WHAT TO WORK ON: Repeat the listing exactly as given, omitting every image.

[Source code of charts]
# # # #

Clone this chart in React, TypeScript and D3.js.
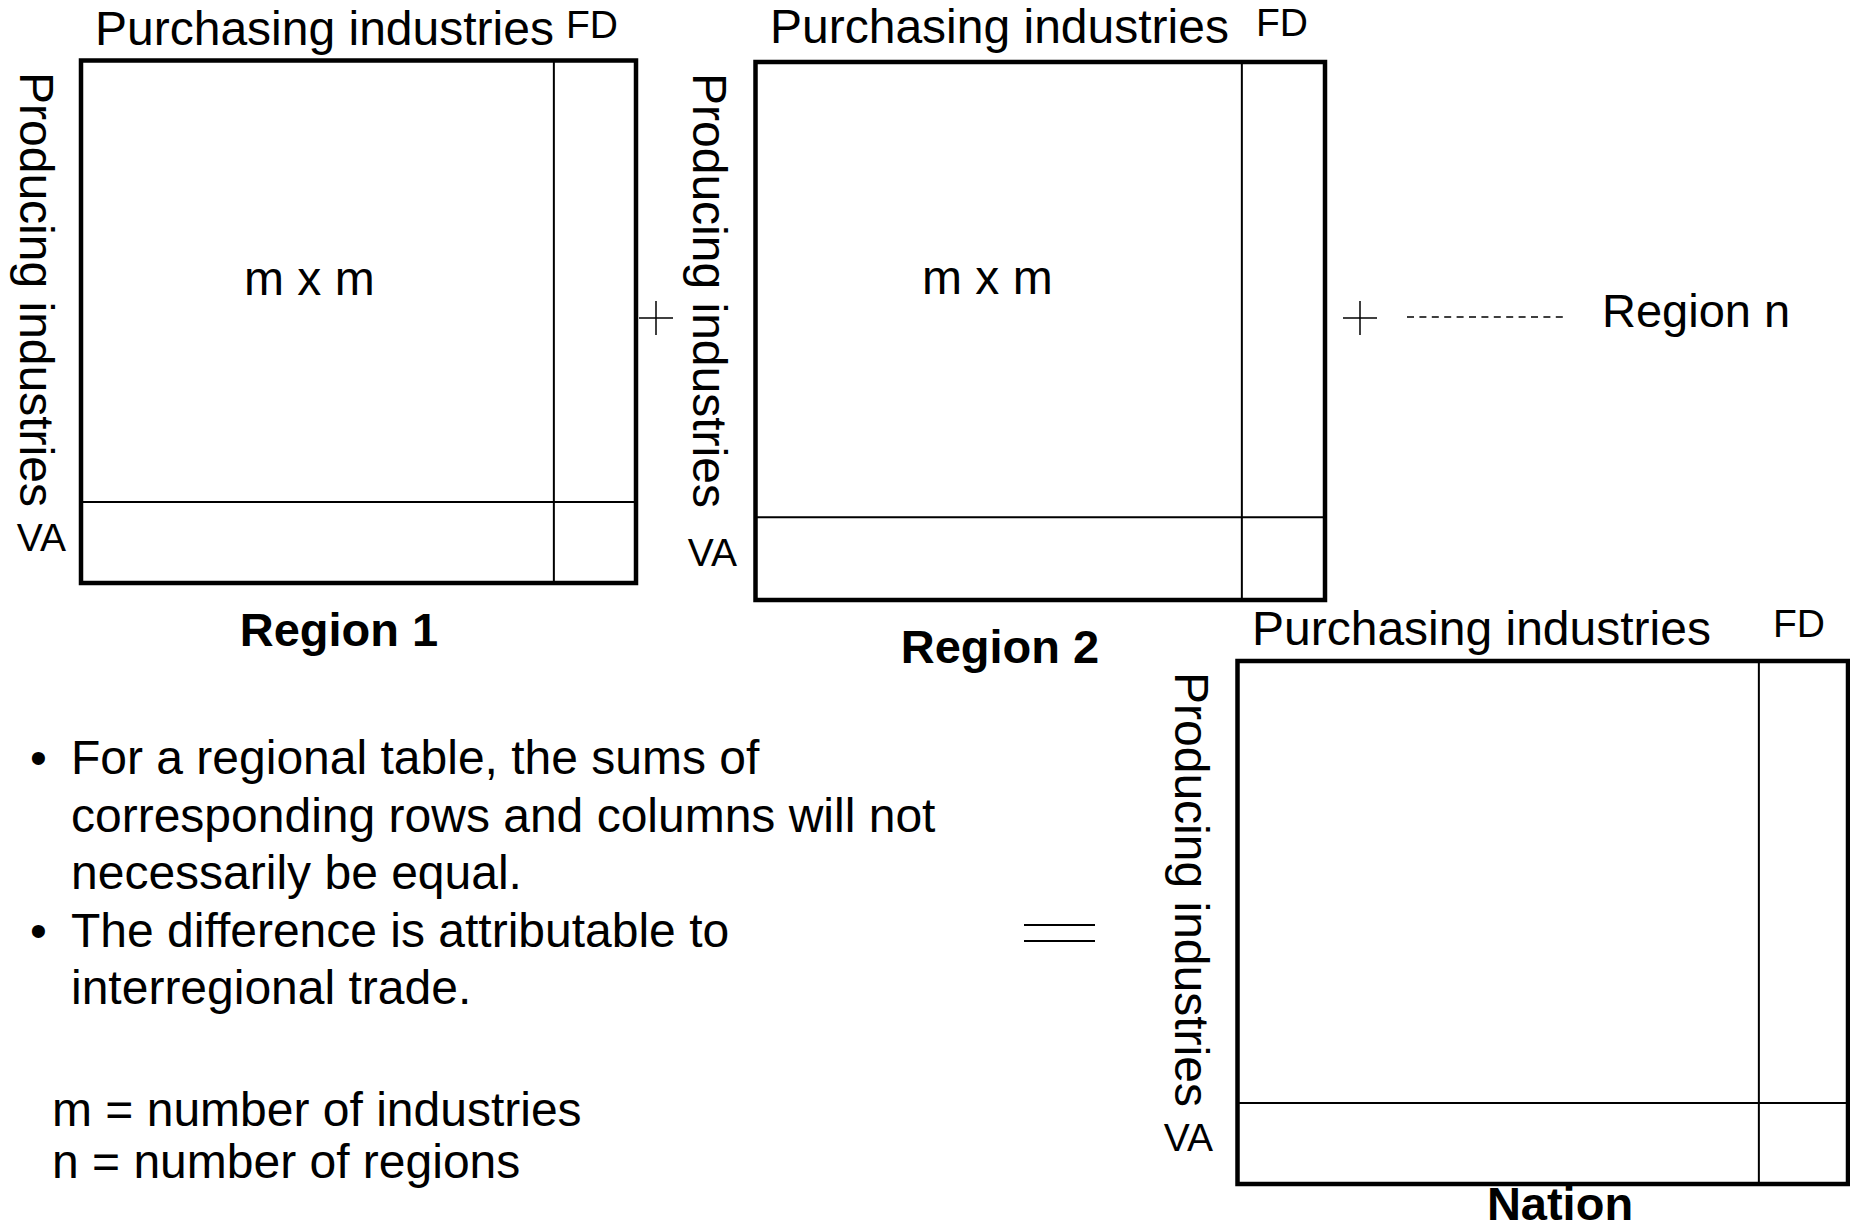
import React from "react";
import * as d3 from "d3";

// diagram content
const panelNames = ["Region 1", "Region 2", "Nation"];
const columnHead = "Purchasing industries";
const finalDemand = "FD";
const rowHead = "Producing industries";
const valueAdded = "VA";
const blockLabels = ["m x m", "m x m", ""];
// share of each table taken by the industry block (cols, rows)
const industryColShare = [0.852, 0.854, 0.854];
const industryRowShare = [0.845, 0.846, 0.845];

const lastRegion = "Region n";
const bulletNotes = [
  ["For a regional table, the sums of", "corresponding rows and columns will not", "necessarily be equal."],
  ["The difference is attributable to", "interregional trade."],
];
const legendNotes = ["m = number of industries", "n = number of regions"];

// layout, stroke-centre coordinates
const boxes = [
  { x0: 81, x1: 636, y0: 60.5, y1: 583, head: [95, 45], fd: [566, 38], prod: [20, 72], va: [66, 551], mxm: [244, 295], title: [339, 646] },
  { x0: 755.5, x1: 1325, y0: 62, y1: 600, head: [770, 43], fd: [1256, 36], prod: [693, 73], va: [737, 566], mxm: [922, 294], title: [1000, 663] },
  { x0: 1237.5, x1: 1848, y0: 661, y1: 1184, head: [1252, 645], fd: [1773, 637], prod: [1175, 672], va: [1213, 1151], mxm: [0, 0], title: [1560, 1220] },
];

const FONT = "'Liberation Sans', Arial, Helvetica, sans-serif";

function Plus({ cx, cy }: { cx: number; cy: number }) {
  const r = 17;
  return (
    <g stroke="#000" strokeWidth={1.5}>
      <line x1={cx - r} x2={cx + r} y1={cy} y2={cy} />
      <line x1={cx} x2={cx} y1={cy - r} y2={cy + r} />
    </g>
  );
}

export default function App() {
  const width = 1850;
  const height = 1227;

  return (
    <svg
      width={width}
      height={height}
      style={{ position: "absolute", left: 0, top: 0, background: "#fff" }}
      fontFamily={FONT}
    >
      <rect width={width} height={height} fill="#fff" />
      {boxes.map((b, i) => {
        const x = d3.scaleLinear().domain([0, 1]).range([b.x0, b.x1]);
        const y = d3.scaleLinear().domain([0, 1]).range([b.y0, b.y1]);
        const vx = x(industryColShare[i]);
        const hy = y(industryRowShare[i]);
        return (
          <g key={panelNames[i]}>
            <line x1={vx} x2={vx} y1={y(0)} y2={y(1)} stroke="#000" strokeWidth={2} />
            <line x1={x(0)} x2={x(1)} y1={hy} y2={hy} stroke="#000" strokeWidth={2} />
            <rect
              x={x(0)}
              y={y(0)}
              width={x(1) - x(0)}
              height={y(1) - y(0)}
              fill="none"
              stroke="#000"
              strokeWidth={4.5}
            />
            <text x={b.head[0]} y={b.head[1]} fontSize={48}>{columnHead}</text>
            <text x={b.fd[0]} y={b.fd[1]} fontSize={39}>{finalDemand}</text>
            <text
              transform={`translate(${b.prod[0]},${b.prod[1]}) rotate(90)`}
              fontSize={48}
            >
              {rowHead}
            </text>
            <text x={b.va[0]} y={b.va[1]} fontSize={39} textAnchor="end">{valueAdded}</text>
            {blockLabels[i] && (
              <text x={b.mxm[0]} y={b.mxm[1]} fontSize={48}>{blockLabels[i]}</text>
            )}
            <text x={b.title[0]} y={b.title[1]} fontSize={47} fontWeight="bold" textAnchor="middle">
              {panelNames[i]}
            </text>
          </g>
        );
      })}

      <Plus cx={656} cy={318} />
      <Plus cx={1360} cy={318} />
      <line x1={1407} x2={1568} y1={317} y2={317} stroke="#000" strokeWidth={1.5} strokeDasharray="7 5.4" />
      <text x={1602} y={327} fontSize={47}>{lastRegion}</text>

      <g stroke="#000" strokeWidth={2}>
        <line x1={1024} x2={1095} y1={925} y2={925} />
        <line x1={1024} x2={1095} y1={941} y2={941} />
      </g>

      {(() => {
        let line = 0;
        return bulletNotes.map((note, k) => (
          <g key={k}>
            {note.map((t, j) => {
              const by = 774 + (line++) * 57.5;
              return (
                <g key={j}>
                  {j === 0 && <text x={30} y={by} fontSize={48}>•</text>}
                  <text x={71} y={by} fontSize={48}>{t}</text>
                </g>
              );
            })}
          </g>
        ));
      })()}

      {legendNotes.map((t, i) => (
        <text key={t} x={52} y={1126 + i * 52} fontSize={48}>{t}</text>
      ))}
    </svg>
  );
}
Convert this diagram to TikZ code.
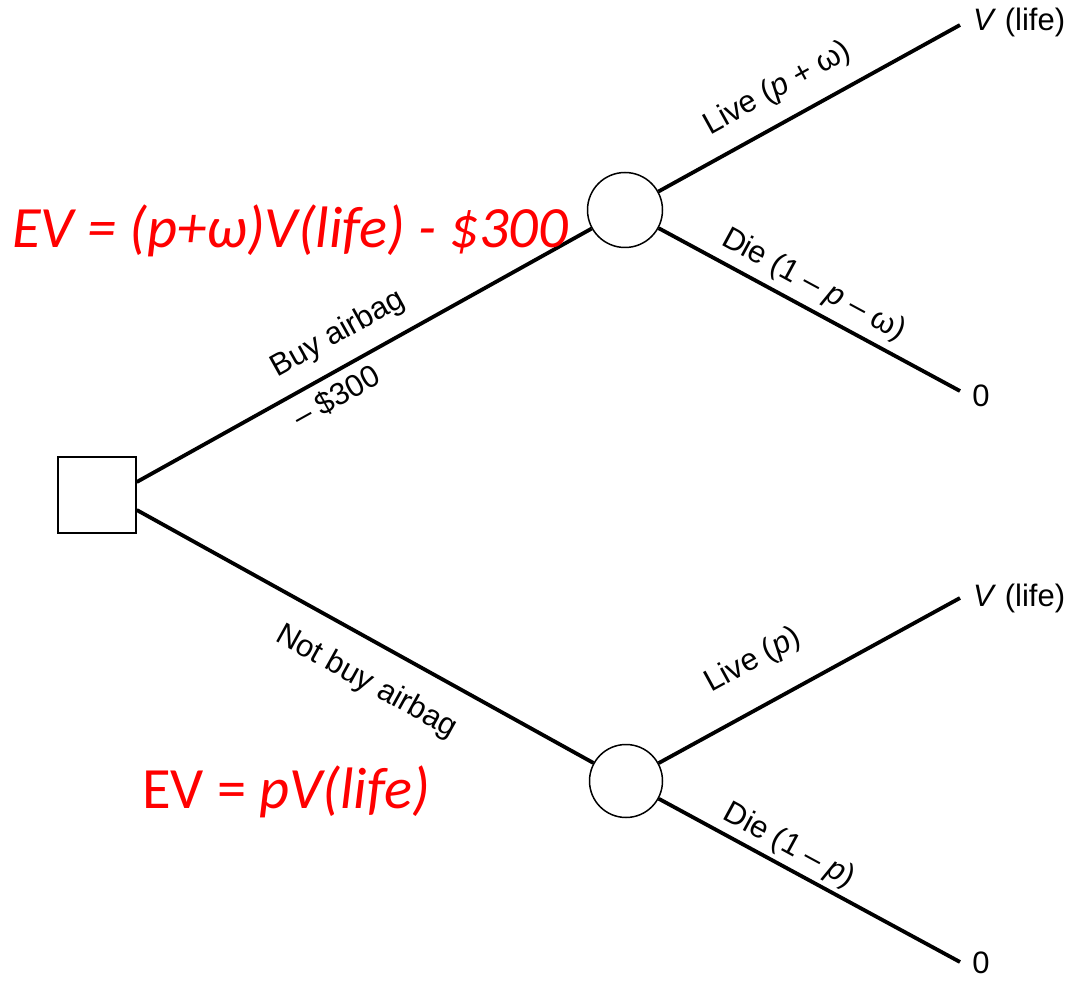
\documentclass[tikz,border=0pt]{standalone}
\usepackage{fontspec}
\setmainfont{Liberation Sans}
\newfontfamily\carlito{Carlito}
\usetikzlibrary{shapes.geometric}
\begin{document}
\begin{tikzpicture}[x=1pt,y=-1pt,
  branch/.style={line width=3.8pt},
  nodeline/.style={draw, line width=1.5pt, inner sep=0pt, fill=white},
  lbl/.style={font=\fontsize{31}{33}\selectfont, sloped, inner sep=0pt},
  endlbl/.style={font=\fontsize{31}{33}\selectfont, inner sep=0pt},
  ev/.style={text=red, font=\carlito\fontsize{58.5}{62}\selectfont, inner sep=0pt, anchor=base west},
]
\useasboundingbox (0,0) rectangle (1069,981);
% nodes
\node[nodeline, minimum width=78pt, minimum height=76pt] (sq) at (97,495) {};
\node[nodeline, circle, minimum size=75pt] (c1) at (625,210) {};
\node[nodeline, circle, minimum size=73pt] (c2) at (626,781) {};
\coordinate (t1) at (960,25);
\coordinate (t2) at (960,391);
\coordinate (b1) at (960,598);
\coordinate (b2) at (960,962);
\coordinate (sqa) at ([yshift=13pt]sq.east);
\coordinate (sqb) at ([yshift=-15pt]sq.east);
% branches
\draw[branch] (sqa) -- (c1)
  node[lbl, pos=0.476, above=15pt] {Buy airbag}
  node[lbl, pos=0.415, below=8pt] {– \$300};
\draw[branch] (sqb) -- (c2)
  node[lbl, pos=0.544, below=23pt] {Not buy airbag};
\draw[branch] (c1) -- (t1)
  node[lbl, pos=0.447, above=16pt] {Live (\textit{p} + ω)};
\draw[branch] (c1) -- (t2)
  node[lbl, pos=0.477, above=7pt] {Die (1 – \textit{p} – ω)};
\draw[branch] (c2) -- (b1)
  node[lbl, pos=0.384, above=28pt] {Live (\textit{p})};
\draw[branch] (c2) -- (b2)
  node[lbl, pos=0.40, above=4pt] {Die (1 – \textit{p})};
% end values
\node[endlbl, anchor=west] (v1) at (973,22) {\textit{V} (life)};
\node[endlbl] (z1) at (981,396) {0};
\node[endlbl, anchor=west] (v2) at (973,598) {\textit{V} (life)};
\node[endlbl] (z2) at (981,963) {0};
% expected values
\node[ev] (ev1) at (12,248) {\itshape EV = (p+ω)V(life) - \$300};
\node[ev] (ev2) at (142,808) {EV = \itshape pV(life)};
\end{tikzpicture}
\end{document}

# # # #

CORRECT OUTPUT:
Clone this chart in React, TypeScript and D3.js.
import React from "react";
import * as d3 from "d3";

// diagram content
const panelNames = ["Region 1", "Region 2", "Nation"];
const columnHead = "Purchasing industries";
const finalDemand = "FD";
const rowHead = "Producing industries";
const valueAdded = "VA";
const blockLabels = ["m x m", "m x m", ""];
// share of each table taken by the industry block (cols, rows)
const industryColShare = [0.852, 0.854, 0.854];
const industryRowShare = [0.845, 0.846, 0.845];

const lastRegion = "Region n";
const bulletNotes = [
  ["For a regional table, the sums of", "corresponding rows and columns will not", "necessarily be equal."],
  ["The difference is attributable to", "interregional trade."],
];
const legendNotes = ["m = number of industries", "n = number of regions"];

// layout, stroke-centre coordinates
const boxes = [
  { x0: 81, x1: 636, y0: 60.5, y1: 583, head: [95, 45], fd: [566, 38], prod: [20, 72], va: [66, 551], mxm: [244, 295], title: [339, 646] },
  { x0: 755.5, x1: 1325, y0: 62, y1: 600, head: [770, 43], fd: [1256, 36], prod: [693, 73], va: [737, 566], mxm: [922, 294], title: [1000, 663] },
  { x0: 1237.5, x1: 1848, y0: 661, y1: 1184, head: [1252, 645], fd: [1773, 637], prod: [1175, 672], va: [1213, 1151], mxm: [0, 0], title: [1560, 1220] },
];

const FONT = "'Liberation Sans', Arial, Helvetica, sans-serif";

function Plus({ cx, cy }: { cx: number; cy: number }) {
  const r = 17;
  return (
    <g stroke="#000" strokeWidth={1.5}>
      <line x1={cx - r} x2={cx + r} y1={cy} y2={cy} />
      <line x1={cx} x2={cx} y1={cy - r} y2={cy + r} />
    </g>
  );
}

export default function App() {
  const width = 1850;
  const height = 1227;

  return (
    <svg
      width={width}
      height={height}
      style={{ position: "absolute", left: 0, top: 0, background: "#fff" }}
      fontFamily={FONT}
    >
      <rect width={width} height={height} fill="#fff" />
      {boxes.map((b, i) => {
        const x = d3.scaleLinear().domain([0, 1]).range([b.x0, b.x1]);
        const y = d3.scaleLinear().domain([0, 1]).range([b.y0, b.y1]);
        const vx = x(industryColShare[i]);
        const hy = y(industryRowShare[i]);
        return (
          <g key={panelNames[i]}>
            <line x1={vx} x2={vx} y1={y(0)} y2={y(1)} stroke="#000" strokeWidth={2} />
            <line x1={x(0)} x2={x(1)} y1={hy} y2={hy} stroke="#000" strokeWidth={2} />
            <rect
              x={x(0)}
              y={y(0)}
              width={x(1) - x(0)}
              height={y(1) - y(0)}
              fill="none"
              stroke="#000"
              strokeWidth={4.5}
            />
            <text x={b.head[0]} y={b.head[1]} fontSize={48}>{columnHead}</text>
            <text x={b.fd[0]} y={b.fd[1]} fontSize={39}>{finalDemand}</text>
            <text
              transform={`translate(${b.prod[0]},${b.prod[1]}) rotate(90)`}
              fontSize={48}
            >
              {rowHead}
            </text>
            <text x={b.va[0]} y={b.va[1]} fontSize={39} textAnchor="end">{valueAdded}</text>
            {blockLabels[i] && (
              <text x={b.mxm[0]} y={b.mxm[1]} fontSize={48}>{blockLabels[i]}</text>
            )}
            <text x={b.title[0]} y={b.title[1]} fontSize={47} fontWeight="bold" textAnchor="middle">
              {panelNames[i]}
            </text>
          </g>
        );
      })}

      <Plus cx={656} cy={318} />
      <Plus cx={1360} cy={318} />
      <line x1={1407} x2={1568} y1={317} y2={317} stroke="#000" strokeWidth={1.5} strokeDasharray="7 5.4" />
      <text x={1602} y={327} fontSize={47}>{lastRegion}</text>

      <g stroke="#000" strokeWidth={2}>
        <line x1={1024} x2={1095} y1={925} y2={925} />
        <line x1={1024} x2={1095} y1={941} y2={941} />
      </g>

      {(() => {
        let line = 0;
        return bulletNotes.map((note, k) => (
          <g key={k}>
            {note.map((t, j) => {
              const by = 774 + (line++) * 57.5;
              return (
                <g key={j}>
                  {j === 0 && <text x={30} y={by} fontSize={48}>•</text>}
                  <text x={71} y={by} fontSize={48}>{t}</text>
                </g>
              );
            })}
          </g>
        ));
      })()}

      {legendNotes.map((t, i) => (
        <text key={t} x={52} y={1126 + i * 52} fontSize={48}>{t}</text>
      ))}
    </svg>
  );
}
Convert this diagram to TikZ code.
\documentclass[tikz,border=0pt]{standalone}
\usepackage{fontspec}
\setmainfont{Liberation Sans}
\newfontfamily\carlito{Carlito}
\usetikzlibrary{shapes.geometric}
\begin{document}
\begin{tikzpicture}[x=1pt,y=-1pt,
  branch/.style={line width=3.8pt},
  nodeline/.style={draw, line width=1.5pt, inner sep=0pt, fill=white},
  lbl/.style={font=\fontsize{31}{33}\selectfont, sloped, inner sep=0pt},
  endlbl/.style={font=\fontsize{31}{33}\selectfont, inner sep=0pt},
  ev/.style={text=red, font=\carlito\fontsize{58.5}{62}\selectfont, inner sep=0pt, anchor=base west},
]
\useasboundingbox (0,0) rectangle (1069,981);
% nodes
\node[nodeline, minimum width=78pt, minimum height=76pt] (sq) at (97,495) {};
\node[nodeline, circle, minimum size=75pt] (c1) at (625,210) {};
\node[nodeline, circle, minimum size=73pt] (c2) at (626,781) {};
\coordinate (t1) at (960,25);
\coordinate (t2) at (960,391);
\coordinate (b1) at (960,598);
\coordinate (b2) at (960,962);
\coordinate (sqa) at ([yshift=13pt]sq.east);
\coordinate (sqb) at ([yshift=-15pt]sq.east);
% branches
\draw[branch] (sqa) -- (c1)
  node[lbl, pos=0.476, above=15pt] {Buy airbag}
  node[lbl, pos=0.415, below=8pt] {– \$300};
\draw[branch] (sqb) -- (c2)
  node[lbl, pos=0.544, below=23pt] {Not buy airbag};
\draw[branch] (c1) -- (t1)
  node[lbl, pos=0.447, above=16pt] {Live (\textit{p} + ω)};
\draw[branch] (c1) -- (t2)
  node[lbl, pos=0.477, above=7pt] {Die (1 – \textit{p} – ω)};
\draw[branch] (c2) -- (b1)
  node[lbl, pos=0.384, above=28pt] {Live (\textit{p})};
\draw[branch] (c2) -- (b2)
  node[lbl, pos=0.40, above=4pt] {Die (1 – \textit{p})};
% end values
\node[endlbl, anchor=west] (v1) at (973,22) {\textit{V} (life)};
\node[endlbl] (z1) at (981,396) {0};
\node[endlbl, anchor=west] (v2) at (973,598) {\textit{V} (life)};
\node[endlbl] (z2) at (981,963) {0};
% expected values
\node[ev] (ev1) at (12,248) {\itshape EV = (p+ω)V(life) - \$300};
\node[ev] (ev2) at (142,808) {EV = \itshape pV(life)};
\end{tikzpicture}
\end{document}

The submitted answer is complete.